Not what you'd expect to see in the KPMG Luxembourg car park. Luxury car dealers displayed their vehicles outside the company's building during the conference on Tuesday 2 April
Cars are here to stay on Luxembourg’s roads, research on the local market shows. But, that doesn’t mean things aren’t changing in terms of the environment and types of cars coming to the market.
Here are 10 things Delano gleaned from the KPMG Luxembourg automotive conference on Tuesday.
Private car ownership rates are growing faster
Luxembourg recorded a whopping 415,000 cars on the road in 2018, with a record-breaking 52,811 new registrations. “It means every day there are 33 new cars on the road, think about it next time you’re in a traffic jam,” KPMG senior manager Bruno Magal said on Tuesday. He explained that it required 12 years to go from 300,000 to 400,000 cars, but to reach the next milestone of 500,000, will take just eight years at the current rate.
More cars, but cleaner cars
Compared to neighbouring countries, Luxembourg has the highest car ownership per capita at 740 per 1,000 inhabitants (2016). The impact of this growing traffic on the environment is offset to a certain extent by the fact that Luxembourg has the youngest car fleet in Europe and younger cars tend to be cleaner. The average age of a car on Luxembourg’s roads is 6.3 years, compared to 11 in Europe.
Company cars remain standard
In 2018, company cars made up 20.6% of the country’s market share, equivalent to 86,481 cars on the road. Analysing the results of the KPMG remuneration survey, Magal said company cars remain a “standard in remuneration packages”. They are offered to 86% of general managers, 82% of middle managers and 27% of staff.
Company car budgets
Eight out of ten company cars were held through operational leasing schemes, compared with 6% through financial leasing only, and 15% combining both. Companies responding to the remuneration survey gave an overview of the company car budgets, with general managers receiving €700-€4,200 per month, heads of business €700-€3,100 and department managers €500-€1,600.
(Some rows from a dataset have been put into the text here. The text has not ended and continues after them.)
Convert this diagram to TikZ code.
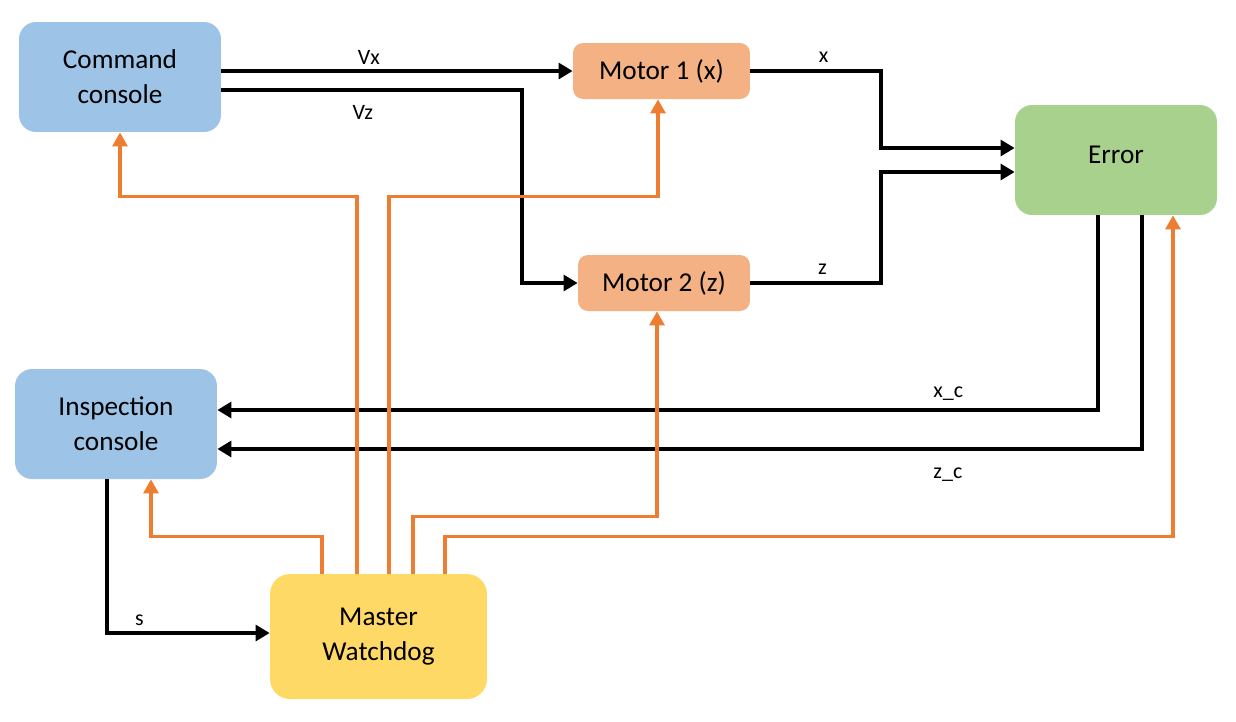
\documentclass[tikz,border=0pt]{standalone}
\usepackage{fontspec}
\setmainfont{Carlito}
\usetikzlibrary{arrows.meta, positioning}
\definecolor{consoleblue}{RGB}{157, 195, 230}
\definecolor{motororange}{RGB}{244, 177, 131}
\definecolor{errorgreen}{RGB}{169, 209, 142}
\definecolor{dogyellow}{RGB}{255, 217, 102}
\definecolor{wireorange}{RGB}{237, 125, 49}

\tikzset{
  blockbox/.style={rounded corners=0.34cm, inner sep=0pt, align=center,
    font=\fontsize{15.5}{20}\selectfont},
  sigline/.style={line width=2.2pt, -{Triangle[length=8pt, width=9pt]}},
  dogline/.style={line width=1.9pt, wireorange, -{Triangle[length=8pt, width=8.5pt]}},
  siglabel/.style={font=\fontsize{12.5}{14}\selectfont}
}

\begin{document}
\begin{tikzpicture}[x=0.02cm, y=-0.02cm]
  \useasboundingbox (0,0) rectangle (1236,721);

  \node[blockbox, fill=consoleblue, minimum width=4.04cm, minimum height=2.2cm] (cmd) at (120,77) {Command\\console};
  \node[blockbox, fill=motororange, rounded corners=0.2cm, minimum width=3.54cm, minimum height=1.12cm] (m1) at (661.5,71) {Motor 1 (x)};
  \node[blockbox, fill=motororange, rounded corners=0.2cm, minimum width=3.44cm, minimum height=1.12cm] (m2) at (664,283) {Motor 2 (z)};
  \node[blockbox, fill=errorgreen, minimum width=4.04cm, minimum height=2.2cm, text depth=0.2cm] (err) at (1116,160) {Error};
  \node[blockbox, fill=consoleblue, minimum width=4.04cm, minimum height=2.2cm] (insp) at (116,424) {Inspection\\console};
  \node[blockbox, fill=dogyellow, rounded corners=0.4cm, minimum width=4.34cm, minimum height=2.5cm] (md) at (378.5,636.5) {Master\\Watchdog};

  % black signals
  \draw[sigline] (cmd.east |- m1.west) -- node[siglabel, pos=0.42, yshift=0.28cm] {Vx} (m1.west);
  \draw[sigline] ([yshift=-0.26cm]cmd.east) -- node[siglabel, pos=0.47, yshift=-0.44cm] {Vz} ++(301,0) |- (m2.west);
  \draw[sigline] (m1.east) -- node[siglabel, pos=0.56, yshift=0.28cm] {x} ++(131,0) |- ([yshift=0.24cm]err.west);
  \draw[sigline] (m2.east) -- node[siglabel, pos=0.55, yshift=0.28cm] {z} ++(131,0) |- ([yshift=-0.24cm]err.west);
  \draw[sigline] ([xshift=-0.36cm]err.south) |- node[siglabel, pos=0.585, yshift=0.32cm] {x\_c} ([yshift=0.28cm]insp.east);
  \draw[sigline] ([xshift=0.52cm]err.south) |- node[siglabel, pos=0.605, yshift=-0.52cm] {z\_c} ([yshift=-0.5cm]insp.east);
  \draw[sigline] ([xshift=-0.18cm]insp.south) |- node[siglabel, pos=0.6, yshift=0.26cm] {s} ([yshift=0.07cm]md.west);

  % watchdog lines
  \draw[dogline] ([xshift=-1.13cm]md.north) -- ++(0,-37) -| ([xshift=0.7cm]insp.south);
  \draw[dogline] ([xshift=-0.43cm]md.north) -- ++(0,-377) -| (cmd.south);
  \draw[dogline] ([xshift=0.21cm]md.north) -- ++(0,-377) -| ([xshift=-0.07cm]m1.south);
  \draw[dogline] ([xshift=0.69cm]md.north) -- ++(0,-57) -| ([xshift=-0.14cm]m2.south);
  \draw[dogline] ([xshift=1.33cm]md.north) -- ++(0,-37) -| ([xshift=1.14cm]err.south);
\end{tikzpicture}
\end{document}
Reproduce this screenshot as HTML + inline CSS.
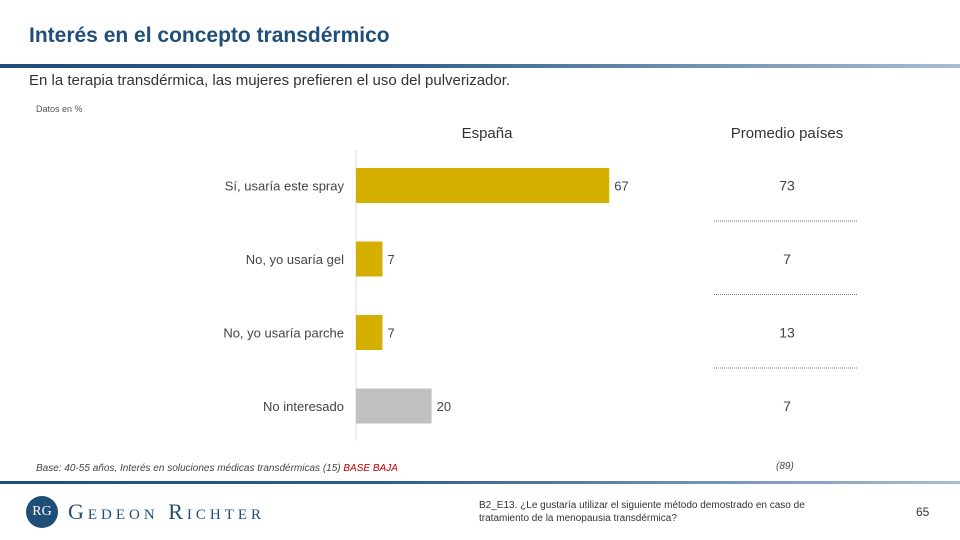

The top six most-popular brands in Luxembourg remained unchanged in 2018, with VW dominating the market at 14.1%, followed by BMW (10.1%), Audi (8.6%), Mercedes (8.1%), Renault (5.9%), Peugeot (5.3%), Ford (4.5%), Citroen (3.9%), Opel (3.6%) and Hyundai (3.2%). Porsche sales have rocketed in recent years and this brand is expected to become among the 15 most-popular brands in the country by 2021.
Among the luxury brands, Tesla retained the top spot with 86 units registered in 2018, though sales halved (from 155 in 2017), followed by Ferrari (76), Bentley (38), Aston Martin (37) and Lamborghini (42). Incidentally, 45% of the 288 new luxury cars registered in 2018 were company cars.
Diesel is on the out
Luxembourg’s efforts to discourage the purchase of diesel vehicles coupled with the dieselgate emissions cheating scandal have resulted in a loss of market share for diesel vehicles in Luxembourg. The share of these types of engines fell by 5% to 58.95% in 2018. Petrol gained that 5%, securing a share of 39.17%.
Alternative fuels gaining traction
1.87% of vehicles are run on alternative fuels like electric, hybrid or hydrogen. Hybrids account for 1.5% of the overall market, equivalent to 6,200 cars on the road. The rate of take-up of hybrids has doubled in Luxembourg over the past two years. This was attributed to the installation of electric charging stations in stages (800 by 2021), lower road tax, subsidies and other in-kind benefits. The Global Automotive Executive survey found that price remained the main obstacle for companies and consumers to buy full electric vehicles. KPMG partner Louis Thomas suggested Luxembourg could do more to boost EV take-up among employees by creating incentives in addition to the existing €5,000 subsidy.
CO2 emissions low but far off target
At 126 g/km, Luxembourg’s average CO2 emissions per new car are the lowest in the area. But the country is not expected to achieve the EU recommendation of 95 g/km by 2021, or the 2030 target of 67 g/km. Starting in 2019, manufacturers pay a €95 penalty for each gram of CO2 per kilometer exceeded for each car registered. Experts on Tuesday were not convinced this would be enough to tip the balance, however.
My next car
The Global Automotive Executive survey found that a third of respondents planned to buy a hybrid in the next five years, 22% an internal combustion engine vehicle, 15% a plug-in hybrid and 12% a fuel cell. A third of executives said they expected autonomous driving to be part of their life in 2030, while 4% don’t think it will ever happen.